Many Donut training setups expect the dataset entry to contain:

the image
the target text (often a structured string)

Even if your exact Donut training code uses a different target format, the same approach applies: the transcript is deterministic and aligned with the rendered image.

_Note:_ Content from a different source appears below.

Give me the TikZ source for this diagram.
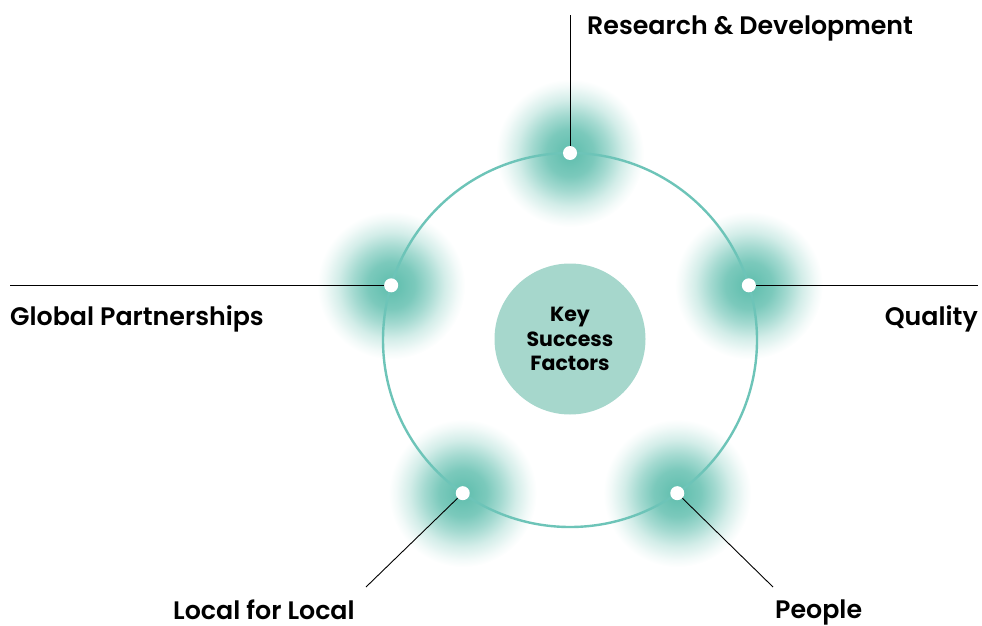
\documentclass[tikz,border=0pt]{standalone}
\usepackage{fontspec}
\usetikzlibrary{calc}
\newfontfamily\lblfont{Poppins SemiBold}
\newfontfamily\hubfont{Poppins Bold}
\definecolor{ringc}{RGB}{109,196,184}
\definecolor{hubc}{RGB}{166,215,204}
\definecolor{glowc}{RGB}{98,191,175}
\colorlet{glowA}{glowc!96!white}
\colorlet{glowB}{glowc!84!white}
\colorlet{glowC}{glowc!58!white}
\colorlet{glowD}{glowc!28!white}
\colorlet{glowE}{glowc!8!white}
% radial glow: the path's edge sits at 25bp
\pgfdeclareradialshading{glow}{\pgfpoint{0bp}{0bp}}{%
  color(0bp)=(glowc); color(3bp)=(glowA); color(8bp)=(glowB);
  color(13bp)=(glowC); color(18bp)=(glowD); color(22.5bp)=(glowE);
  color(25bp)=(white); color(50bp)=(white)}
\tikzset{
  halo/.style={shading=glow},
  ring/.style={draw=ringc, line width=2.4pt},
  knob/.style={circle, fill=white, inner sep=0pt, minimum size=14pt},
  lead/.style={draw=black, line width=0.9pt},
  label/.style={inner sep=0pt, font=\lblfont\fontsize{25.3}{30}\selectfont, text=black},
  hub/.style={circle, fill=hubc, minimum size=151pt, inner sep=0pt,
    align=center, font=\hubfont\fontsize{20.5}{24.5}\selectfont, text=black}
}
\begin{document}
\begin{tikzpicture}[x=1pt, y=-1pt]
  \useasboundingbox (0,0) rectangle (982,626);
  \coordinate (c) at (570,340);
  % points on the ring (y axis points down, so angles run clockwise)
  \coordinate (pt) at ($(c)+(-90:187)$);
  \coordinate (pr) at ($(c)+(-17:187)$);
  \coordinate (pl) at ($(c)+(-163:187)$);
  \coordinate (pbl) at ($(c)+(125:187)$);
  \coordinate (pbr) at ($(c)+(55:187)$);
  % soft glows
  \foreach \p in {pt,pr,pl,pbl,pbr}
    \shade[halo] (\p) circle (74);
  % ring and hub
  \draw[ring] (c) circle (187);
  \node[hub] (h) at (570,339) {Key\\Success\\Factors};
  % leader ends
  \coordinate (et) at (570,15);
  \coordinate (er) at (978,287);
  \coordinate (el) at (10,287);
  \coordinate (ebl) at (366,587);
  \coordinate (ebr) at (773,587);
  \draw[lead] (pt) -- (et);
  \draw[lead] (pr) -- (pr -| er);
  \draw[lead] (pl) -- (pl -| el);
  \draw[lead] (pbl) -- (ebl);
  \draw[lead] (pbr) -- (ebr);
  % dots
  \foreach \p in {pt,pr,pl,pbl,pbr}
    \node[knob] (k\p) at (\p) {};
  % labels
  \node[label, anchor=base west] (lt) at (587,35) {Research \& Development};
  \node[label, anchor=base west] (ll) at (10,325) {Global Partnerships};
  \node[label, anchor=base east] (lr) at (978,325) {Quality};
  \node[label, anchor=base west] (lbl) at (173,619) {Local for Local};
  \node[label, anchor=base west] (lbr) at (775,618) {People};
\end{tikzpicture}
\end{document}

A minimal “dataset wrapper” might look like this:

from pathlib import Path
from PIL import Image

class OCRPairDataset:
    def __init__(self, manifest_path: str):
        self.items = []
        for line in Path(manifest_path).read_text(encoding="utf-8").splitlines():
            img_path, transcript = line.split("\t", 1)
            self.items.append((img_path, transcript))

    def __len__(self):
        return len(self.items)

    def __getitem__(self, idx: int):
        img_path, transcript = self.items[idx]
        img = Image.open(img_path).convert("RGB")
        return img, transcript


ds = OCRPairDataset("synthetic_ocr_dataset/manifest.tsv")
img, text = ds[0]
print(text)

The important part is that text is derived from the same LayoutSpec that produced the image pixels.

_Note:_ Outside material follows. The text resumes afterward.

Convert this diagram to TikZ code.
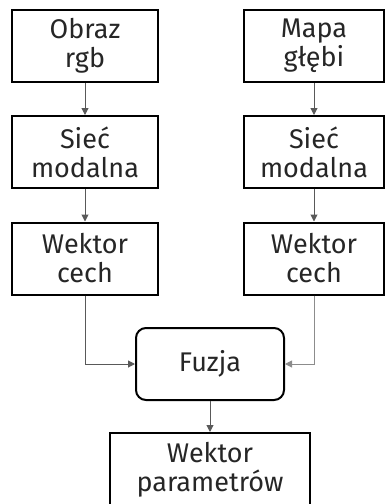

A quick sanity check: verify transcript/image alignment visually

Here’s a tiny script to open one sample and print its transcript:

from PIL import Image
from pathlib import Path

manifest = Path("synthetic_ocr_dataset/manifest.tsv").read_text(encoding="utf-8").splitlines()
img_path, transcript = manifest[0].split("\t", 1)

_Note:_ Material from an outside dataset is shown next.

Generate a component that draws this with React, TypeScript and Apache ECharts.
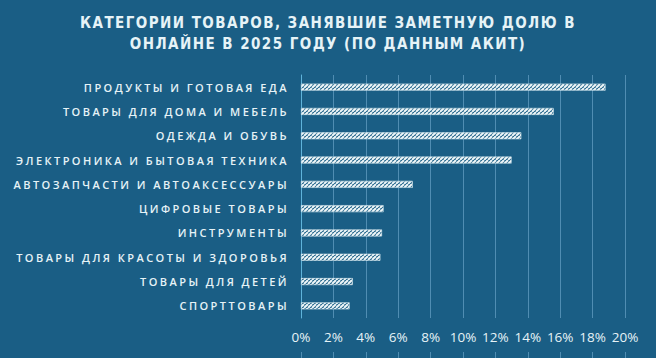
import React, { useEffect, useRef } from 'react';
import * as echarts from 'echarts';

const titleLines = [
  'КАТЕГОРИИ ТОВАРОВ, ЗАНЯВШИЕ ЗАМЕТНУЮ ДОЛЮ В',
  'ОНЛАЙНЕ В 2025 ГОДУ (ПО ДАННЫМ АКИТ)',
];

const categories = [
  'ПРОДУКТЫ И ГОТОВАЯ ЕДА',
  'ТОВАРЫ ДЛЯ ДОМА И МЕБЕЛЬ',
  'ОДЕЖДА И ОБУВЬ',
  'ЭЛЕКТРОНИКА И БЫТОВАЯ ТЕХНИКА',
  'АВТОЗАПЧАСТИ И АВТОАКСЕССУАРЫ',
  'ЦИФРОВЫЕ ТОВАРЫ',
  'ИНСТРУМЕНТЫ',
  'ТОВАРЫ ДЛЯ КРАСОТЫ И ЗДОРОВЬЯ',
  'ТОВАРЫ ДЛЯ ДЕТЕЙ',
  'СПОРТТОВАРЫ',
];

const shares = [18.8, 15.6, 13.6, 13.0, 6.9, 5.1, 5.0, 4.9, 3.2, 3.0];

const xMin = 0;
const xMax = 20;
const xStep = 2;

const BG = '#1a5e85';
const TEXT = '#e6f3f7';
const GRID_LINE = 'rgba(125,180,215,0.55)';
const ZERO_LINE = '#5fb3da';
const TITLE_LS = '1.45px';
const CAT_LS = '2.45px';

function makeHatch(): HTMLCanvasElement {
  const c = document.createElement('canvas');
  c.width = 4;
  c.height = 4;
  const ctx = c.getContext('2d')!;
  ctx.fillStyle = BG;
  ctx.fillRect(0, 0, 4, 4);
  ctx.strokeStyle = '#eef6f8';
  ctx.lineWidth = 2;
  for (let k = -1; k <= 1; k++) {
    ctx.beginPath();
    ctx.moveTo(k * 4, 4);
    ctx.lineTo(k * 4 + 4, 0);
    ctx.stroke();
  }
  return c;
}

export default function App() {
  const ref = useRef<HTMLDivElement>(null);

  useEffect(() => {
    const el = ref.current!;
    const chart = echarts.init(el, undefined, { renderer: 'svg' });
    const hatch = makeHatch();

    chart.setOption({
      animation: false,
      backgroundColor: BG,
      title: {
        text: titleLines.join('\n'),
        left: 'center',
        top: 12,
        padding: 0,
        textStyle: {
          color: TEXT,
          fontSize: 15,
          fontWeight: 'bold',
          lineHeight: 21,
          fontFamily: '"Liberation Sans Narrow", "DejaVu Sans Condensed", sans-serif',
        },
      },
      grid: [
        { left: 301, right: 31, top: 75, bottom: 40 },
        { left: 301, right: 31, top: 352, height: 30 },
      ],
      xAxis: [
        {
          type: 'value',
          gridIndex: 0,
          min: xMin,
          max: xMax,
          interval: xStep,
          axisLine: { show: false },
          axisTick: { show: false },
          splitLine: { show: true, lineStyle: { color: GRID_LINE, width: 1 } },
          axisLabel: {
            formatter: '{value}%',
            color: TEXT,
            fontSize: 13.5,
            margin: 12,
            fontFamily: '"Open Sans", sans-serif',
          },
        },
        {
          type: 'value',
          gridIndex: 1,
          min: xMin,
          max: xMax,
          interval: xStep,
          axisLine: { show: false },
          axisTick: { show: false },
          axisLabel: { show: false },
          splitLine: { show: true, lineStyle: { color: GRID_LINE, width: 1 } },
        },
      ],
      yAxis: [
        {
          type: 'category',
          gridIndex: 0,
          data: categories,
          inverse: true,
          axisLine: { show: true, lineStyle: { color: ZERO_LINE, width: 1 } },
          axisTick: { show: false },
          splitLine: { show: false },
          axisLabel: {
            color: TEXT,
            fontSize: 11,
            fontWeight: 600,
            margin: 12,
            fontFamily: '"Open Sans", sans-serif',
          },
        },
        {
          type: 'category',
          gridIndex: 1,
          data: ['x'],
          show: false,
        },
      ],
      series: [
        {
          type: 'bar',
          xAxisIndex: 0,
          yAxisIndex: 0,
          data: shares,
          barWidth: 7,
          itemStyle: {
            color: { image: hatch, repeat: 'repeat' },
            borderColor: '#dcecf2',
            borderWidth: 0.6,
          },
        },
      ],
    });

    const applySpacing = () => {
      el.querySelectorAll('text').forEach((t) => {
        const s = (t.textContent || '').trim();
        if (titleLines.includes(s)) (t as SVGTextElement).style.letterSpacing = TITLE_LS;
        else if (categories.includes(s)) (t as SVGTextElement).style.letterSpacing = CAT_LS;
      });
    };
    applySpacing();
    const raf = requestAnimationFrame(applySpacing);

    return () => {
      cancelAnimationFrame(raf);
      chart.dispose();
    };
  }, []);

  return (
    <div
      ref={ref}
      style={{ position: 'fixed', left: 0, top: 0, width: 656, height: 358, background: BG }}
    />
  );
}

img = Image.open(img_path).convert("RGB")
img.show()
print(transcript)

When the transcript matches the drawn lines exactly, you avoid a whole class of “model learns mismatch noise” bugs.

What I learned (and what actually made it work)

I used to treat synthetic OCR as “render text randomly and hope it lines up.” The breakthrough was switching to layout-spec-first generation with constrained randomness and persisted spec JSON. Once I did that, I could regenerate the exact same training pairs reliably, and Donut-style vision-to-text training became dramatically less flaky.

In short: deterministic geometry + transcript derived from the same source-of-truth spec is the difference between synthetic data that’s merely plausible and synthetic data that’s actually learnable.